Dean Gatton, chief of application development at the Ohio Department of Public Safety, said workers are required by federal law to check certain information when people renew their licenses, which can affect the system.

“One (check) is ‘does a person have points against their driver’s license?’ ” Gatton said. “So even though our system might not be down, if that interface or remote service connection is down, we can’t issue a driver’s license.”

There are others checks as well, he said.

“We also check to make sure that no one has any outstanding bad payments on their record so that we know not to take a check from them again,” Gatton said.

Gatton said it makes it difficult to pinpoint a specific “down” in the system, but when there’s a system outage, workers might still be able to register a vehicle, renew a license plate or issue a state identification card.

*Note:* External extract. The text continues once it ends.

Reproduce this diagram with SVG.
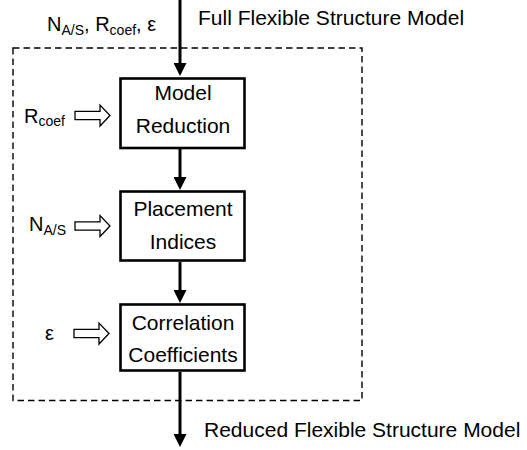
<svg xmlns="http://www.w3.org/2000/svg" width="527" height="450" viewBox="0 0 527 450">
<style>
.t{font-family:"Liberation Sans",Arial,sans-serif;font-size:21px;fill:#000}
.l{font-family:"Liberation Sans",Arial,sans-serif;font-size:20px;fill:#000}
.s{font-size:14px}
.box{fill:#fff;stroke:#000;stroke-width:2.6}
.flow{stroke:#000;stroke-width:3;fill:none;marker-end:url(#ah)}
.hollow{fill:#fff;stroke:#000;stroke-width:1.3}
</style>
<defs>
<marker id="ah" markerUnits="userSpaceOnUse" markerWidth="14" markerHeight="13" refX="1" refY="6.5" orient="auto">
<path d="M0,0 L13,6.5 L0,13 Z" fill="#000"/>
</marker>
<path id="harrow" class="hollow" d="M-35,-4.2 H-10 V-10.5 L0,0 L-10,10.5 V4.2 H-35 Z"/>
</defs>
<rect x="13" y="48" width="349" height="352.5" fill="none" stroke="#000" stroke-width="1.4" stroke-dasharray="6.5,4"/>
<text class="t" x="198" y="25">Full Flexible Structure Model</text>
<text class="l" x="47" y="31">N<tspan class="s" dy="4">A/S</tspan><tspan dy="-4">, R</tspan><tspan class="s" dy="4">coef</tspan><tspan dy="-4">, ε</tspan></text>
<text class="t" x="204" y="437">Reduced Flexible Structure Model</text>
<g id="connectors">
<line class="flow" x1="180" y1="0" x2="180" y2="64"/>
<line class="flow" x1="180" y1="149" x2="180" y2="178"/>
<line class="flow" x1="180" y1="262" x2="180" y2="291"/>
<line class="flow" x1="180" y1="372" x2="180" y2="435"/>
<use href="#harrow" x="110" y="115.5"/>
<use href="#harrow" x="110" y="226"/>
<use href="#harrow" x="109" y="333.5"/>
</g>
<g id="model-reduction">
<rect class="box" x="120.5" y="78.5" width="124" height="69.5"/>
<text class="t" x="183" y="100" text-anchor="middle">Model</text>
<text class="t" x="183" y="133" text-anchor="middle">Reduction</text>
</g>
<g id="placement-indices">
<rect class="box" x="120.5" y="191.5" width="124" height="69"/>
<text class="t" x="183" y="216" text-anchor="middle">Placement</text>
<text class="t" x="183" y="249" text-anchor="middle">Indices</text>
</g>
<g id="correlation-coefficients">
<rect class="box" x="120.5" y="304.5" width="124" height="66"/>
<text class="t" x="183" y="329.5" text-anchor="middle">Correlation</text>
<text class="t" x="183" y="362" text-anchor="middle">Coefficients</text>
</g>
<g id="input-rcoef"><text class="l" x="24" y="123">R<tspan class="s" dy="3">coef</tspan></text></g>
<g id="input-nas"><text class="l" x="29" y="231">N<tspan class="s" dy="4">A/S</tspan></text></g>
<g id="input-eps"><text class="l" x="45" y="340" font-size="22">ε</text></g>
</svg>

“State IDs don’t require the same check, but it goes into the issuance of a driver’s license,” he said.

Gatton said the Ohio Department of Motor Vehicles is proud of the fact that its system’s downtime is less than 1 percent, and it recognizes most people are not thrilled to go to a BMV agency, let alone to show up and have it coincidentally be during a service interruption.

“We are mindful that those have an impact on the customer,” Gatton said. “We appreciate the efforts from our colleagues and IT and working so diligently to prevent downtime as much as possible.”

Gatton said sometimes it is as simple as restarting a service to get the system up and running again.

“If a service has been interrupted, it needs a quick reboot and two minutes later we are back up,” he said.

Brent Rawlins, a spokesperson for the Ohio Department of Public Safety, said the BMV has three web servers and can run on one or two.

“We have the ability to recover pretty quickly when it is in our control to resolve,” Rawlins said.

The BMV is in the process of moving onto newer hardware soon so that the support it receives from vendors such as Microsoft and EMC is on the same version, Rawlins said.

Tom Wilson, administrator of field operations at the Ohio BMV, said since January, most outages were able to be controlled and lasted less than half an hour.

In those instances, the DMV provides customers with a letter to show to law enforcement that their driver’s license expired, Gatton said.

“We try to give them a little something to take with them that at least shows they’ve made the effort if it’s a case that they are now on an expired registration or something of that nature,” he said.